Abstract

Recent interest in soil quality and rangeland health, and the large areas set aside under the USDA Conservation Reserve Program, have contributed to a gradual convergence of assessment, monitoring, and management approaches in croplands and rangelands. The objective of this paper is to describe a basis for integrating soils and soil quality into rangeland monitoring, and through monitoring, into management. Previous attempts to integrate soil indicators into rangeland monitoring programs have often failed due to a lack of understanding of how to apply those indicators to ecosystem function and management. We discuss four guidelines that we have used to select and interpret soil and soil quality indicators in rangelands and illustrate them using a recently developed rangeland monitoring system.
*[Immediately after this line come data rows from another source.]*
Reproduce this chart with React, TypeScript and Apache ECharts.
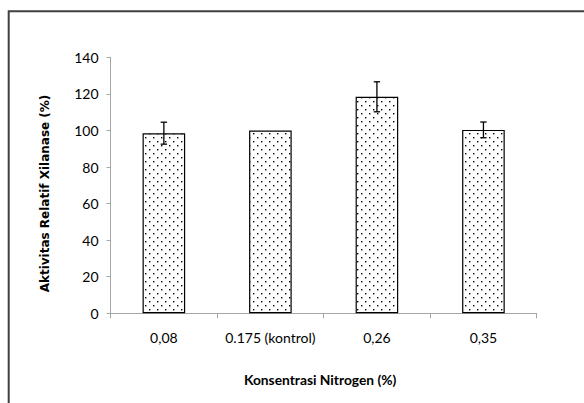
import React, { useEffect, useRef } from "react";
import * as echarts from "echarts";

const categories = ["0,08", "0.175 (kontrol)", "0,26", "0,35"];
const values = [98.5, 100, 118.4, 100.3];
const errors = [6, 0, 8.2, 4.3];
const yTicks = { min: 0, max: 140, interval: 20 };
const xTitle = "Konsentrasi Nitrogen (%)";
const yTitle = "Aktivitas Relatif Xilanase (%)";

const FONT = 'Lato, "Open Sans", sans-serif';

function makePattern() {
  const c = document.createElement("canvas");
  c.width = 8;
  c.height = 8;
  const ctx = c.getContext("2d")!;
  ctx.fillStyle = "#ffffff";
  ctx.fillRect(0, 0, 8, 8);
  ctx.fillStyle = "#000000";
  ctx.fillRect(1, 1, 1.4, 1.4);
  ctx.fillRect(5, 5, 1.4, 1.4);
  return c.toDataURL();
}

export default function App() {
  const ref = useRef<HTMLDivElement>(null);
  useEffect(() => {
    if (!ref.current) return;
    const chart = echarts.init(ref.current, null, { renderer: "svg" });
    const pattern = makePattern();
    chart.setOption({
      animation: false,
      backgroundColor: "#ffffff",
      grid: { left: 110.6, right: 47.3, top: 57.3, bottom: 89.7, containLabel: false },
      xAxis: {
        type: "category",
        data: categories,
        axisLine: { lineStyle: { color: "#a6a6a6", width: 1 } },
        axisTick: { show: true, length: 5, lineStyle: { color: "#a6a6a6" } },
        axisLabel: { color: "#000", fontFamily: FONT, fontSize: 14, margin: 17, interval: 0 },
        name: xTitle,
        nameLocation: "middle",
        nameGap: 59,
        nameTextStyle: {
          color: "#000",
          fontFamily: FONT,
          fontSize: 13.8,
          fontWeight: "bold",
          padding: [0, 7, 0, 0],
        },
      },
      yAxis: {
        type: "value",
        min: yTicks.min,
        max: yTicks.max,
        interval: yTicks.interval,
        splitLine: { show: false },
        axisLine: { show: true, lineStyle: { color: "#a6a6a6", width: 1 } },
        axisTick: { show: true, length: 4, lineStyle: { color: "#a6a6a6" } },
        axisLabel: { color: "#000", fontFamily: FONT, fontSize: 14, margin: 12 },
      },
      graphic: [
        {
          type: "rect",
          shape: { x: 8.7, y: 11.2, width: 700, height: 500 },
          style: { fill: "none", stroke: "#404040", lineWidth: 2 },
          silent: true,
        },
        {
          type: "text",
          x: 44.7,
          y: 193.5,
          rotation: Math.PI / 2,
          style: {
            text: yTitle,
            fill: "#000",
            font: 'bold 12px "DejaVu Sans", Verdana, sans-serif',
            textAlign: "center",
            textVerticalAlign: "middle",
          },
        },
      ],
      series: [
        {
          type: "bar",
          data: values,
          barWidth: "40%",
          itemStyle: {
            color: { image: pattern, repeat: "repeat", imageWidth: 8, imageHeight: 8 } as any,
            borderColor: "#000",
            borderWidth: 1.2,
          },
        },
        {
          type: "custom",
          data: categories.map((_, i) => [i, values[i], errors[i]]),
          encode: { x: 0, y: 1 },
          z: 10,
          renderItem: (params: any, api: any) => {
            const i = api.value(0);
            const v = api.value(1);
            const e = api.value(2);
            if (!e) return null;
            const top = api.coord([i, v + e]);
            const bot = api.coord([i, v - e]);
            const hw = 3.2;
            const st = { stroke: "#000", lineWidth: 1.3 };
            return {
              type: "group",
              children: [
                { type: "line", shape: { x1: top[0], y1: top[1], x2: bot[0], y2: bot[1] }, style: st },
                { type: "line", shape: { x1: top[0] - hw, y1: top[1], x2: top[0] + hw, y2: top[1] }, style: st },
                { type: "line", shape: { x1: bot[0] - hw, y1: bot[1], x2: bot[0] + hw, y2: bot[1] }, style: st },
              ],
            };
          },
        },
      ],
    });
    return () => chart.dispose();
  }, []);
  return (
    <div
      ref={ref}
      style={{ position: "fixed", left: 0, top: 0, width: 584, height: 403, background: "#fff" }}
    />
  );
}
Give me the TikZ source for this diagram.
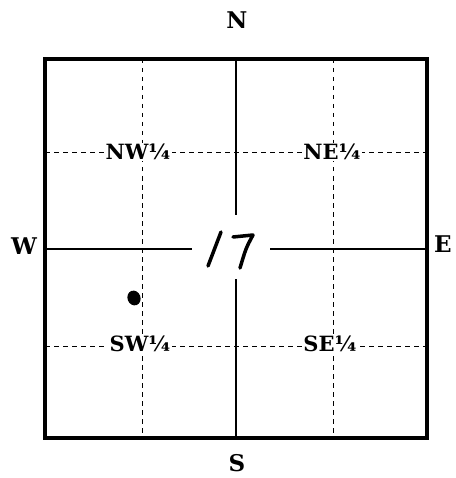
\documentclass[tikz,border=0pt]{standalone}
\usepackage{fontspec}
\setmainfont{DejaVu Serif}
\begin{document}
\begin{tikzpicture}[x=1pt,y=-1pt,
  frame/.style={line width=3.2pt},
  midline/.style={line width=2.2pt},
  dashline/.style={line width=1pt, dash pattern=on 4.5pt off 4.5pt},
  qlabel/.style={fill=white, inner sep=1.5pt, font=\fontsize{21}{23}\selectfont\bfseries},
  dirlabel/.style={inner sep=0pt, font=\fontsize{23}{25}\selectfont\bfseries},
  hand/.style={line width=3.5pt, line cap=round, line join=round}]
\useasboundingbox (0,0) rectangle (455,478);
% coordinates
\coordinate (tl) at (45,59);
\coordinate (br) at (427,438);
\coordinate (tm) at (236,59);
\coordinate (bm) at (236,438);
\coordinate (gapt) at (236,215);
\coordinate (gapb) at (236,279);
\coordinate (lm) at (45,249);
\coordinate (rm) at (427,249);
\coordinate (gapl) at (192,249);
\coordinate (gapr) at (270,249);
% dashed quarter lines
\coordinate (dv1t) at (142,59);  \coordinate (dv1b) at (142,438);
\coordinate (dv2t) at (333,59);  \coordinate (dv2b) at (333,438);
\coordinate (dh1l) at (45,153);  \coordinate (dh1r) at (427,153);
\coordinate (dh2l) at (45,346);  \coordinate (dh2r) at (427,346);
\draw[dashline] (dv1t) -- (dv1b);
\draw[dashline] (dv2t) -- (dv2b);
\draw[dashline] (dh1l) -- (dh1r);
\draw[dashline] (dh2l) -- (dh2r);
% section lines
\draw[midline] (tm) -- (gapt);
\draw[midline] (gapb) -- (bm);
\draw[midline] (lm) -- (gapl);
\draw[midline] (gapr) -- (rm);
\draw[frame] (tl) rectangle (br);
% quarter labels
\node[qlabel] (nw) at (138,152) {NW¼};
\node[qlabel] (ne) at (332,152) {NE¼};
\node[qlabel] (sw) at (140,344) {SW¼};
\node[qlabel] (se) at (330,344) {SE¼};
% direction labels
\node[dirlabel] (n) at (237,20) {N};
\node[dirlabel] (s) at (237,463) {S};
\node[dirlabel] (w) at (24,246) {W};
\node[dirlabel] (e) at (443,244) {E};
% handwritten 17
\coordinate (oneb) at (208,266);
\coordinate (onet) at (221,232);
\coordinate (sevena) at (233,237);
\coordinate (sevenb) at (253,235);
\coordinate (sevenc) at (240,268);
\draw[hand] (oneb) -- (onet);
\draw[hand] (sevena) -- (sevenb) .. controls (246,248) .. (sevenc);
% dot
\fill[rotate around={20:(134,298)}] (134,298) ellipse (6.5pt and 7.5pt);
\end{tikzpicture}
\end{document}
The guidelines include (i) identifying a suite of indicators that are consistently correlated with the functional status of one or more critical ecosystem processes, including those related to soil stability, soil water infiltration, and the capacity of the ecosystem to recover following disturbance; (ii) basing indicator selection on inherent soil and site characteristics and on site‐ or project‐specific resource concerns, such as erosion or species invasion; (iii) using spatial variability in developing and interpreting indicators to make them more representative of ecological processes; and (iv) interpreting indicators in the context of an understanding of dynamic, nonlinear ecological processes defined by thresholds. The approach defined by these guidelines may serve as a paradigm for applying the soil quality concept in other ecosystems, including forests and ecosystems managed for annual and perennial crop production.